Syrian sources reported shortly before midnight of Nov. 29, that Israeli air attacks had been ongoing from 21:30 over areas in the Damascus vicinity. Three waves of air and missile attacks had struck Al Kiswah, south of the capital, Qanaqar to the southwest, and Quneitra opposite Israel’s Golan border.
A number of pro-Iranian militia bases and Iranian weapons caches in southern Syria were targeted by Israeli airstrikes on Thursday night, according to the Al-Arabiya news site.
Explosions were also reported in and around the Syrian capital of Damascus, near its international airport, which Israel claims has been used by Iran to supply terror groups with advanced weaponry.
According to the Kremlin-backed Sputnik new site, blasts were also heard near the town of al-Dimas, along the Damascus-Beirut highway, which may indicate that an arms shipment was targeted in the alleged Israeli strikes.
“Israeli forces bombarded for an hour positions in the southern and southwestern suburbs of Damascus as well as in the south of Syria at the border of Quneitra province,” the head of the Syrian Observatory for Human Rights monitor Rami Abdel Rahman said.
The Israel Defense Forces refused to comment on Thursday night’s reported airstrikes, but denied a Russian media claim that an Israeli plane had been shot down.
“The reports of an Israeli aircraft or other Israeli aerial platform being hit are false,” the army said in a statement.
Once a regular occurrence, reports of Israeli airstrikes in Syria have become increasingly rare in the past two months, after Syria accidentally shot down a Russian spy plane during an Israeli raid, which Moscow blamed on Israel.
Despite the strained relationship with Russia, Israeli officials maintain that the IDF continues to operate in the country. However, many defense analysts suspect that Russia — with the advanced air defense systems it has in Syria — may be curbing Israel’s ability to rein its arch nemesis Iran’s military presence in the country.
According to the official Syrian SANA news outlet, the country’s air defenses fired at several of the incoming “enemy” projectiles, shooting down some of them.

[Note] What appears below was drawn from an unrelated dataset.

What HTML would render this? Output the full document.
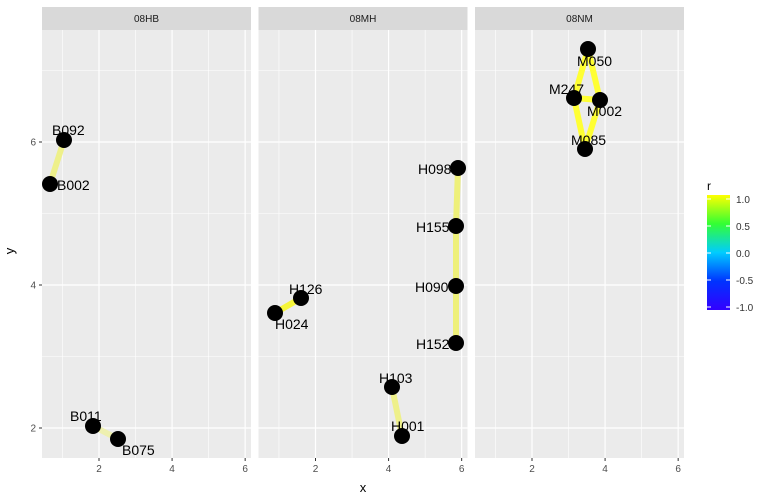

Military sources told the state-run outlet that the airstrikes had “failed to achieve any of its objectives.”
Many analysts believe that Syria sometimes falsely claims to have intercepted missiles that successfully penetrate its air defenses.
The IDF said it was investigating reports of a projectile landing inside Israeli territory, on the Golan Heights, potentially the remnants of a Syrian surface-to-air missile.
“An aerial defense system identified a single launch toward an open field on the Golan Heights. At this point it is not clear if there was indeed an impact in our territory. Troops are searching the area,” the army said.
Syrian state television aired footage of interceptor missiles being fired into the air south of Damascus.
According to Syrian media, some of the incoming strikes were aimed at the al-Kiswah area, which was bombed by Israel in the past for allegedly containing Iranian military bases.
The rest of the targets were not immediately known.
Israel has conducted hundreds of airstrikes against Iranian targets in Syria in recent years. However, this has slowed in the past two months following the downing of the Russian plane.
According to the Syrian Observatory for Human Rights monitor, Thursday was the first time Syria’s air defenses had been called into action since Syria accidentally shot down a Russian spy plane and the 15 people on board during an Israeli raid on September 17.
Moscow blamed Israel for the incident and supplied Damascus with the advanced S-300 air defense system — something it had previously refrained from doing following requests from Jerusalem.
The S-300 systems were delivered to Syria last month, but they are not yet believed to be in use, as the Syrian air defense teams still need to be trained to operate them.
Agencies contributed to this report.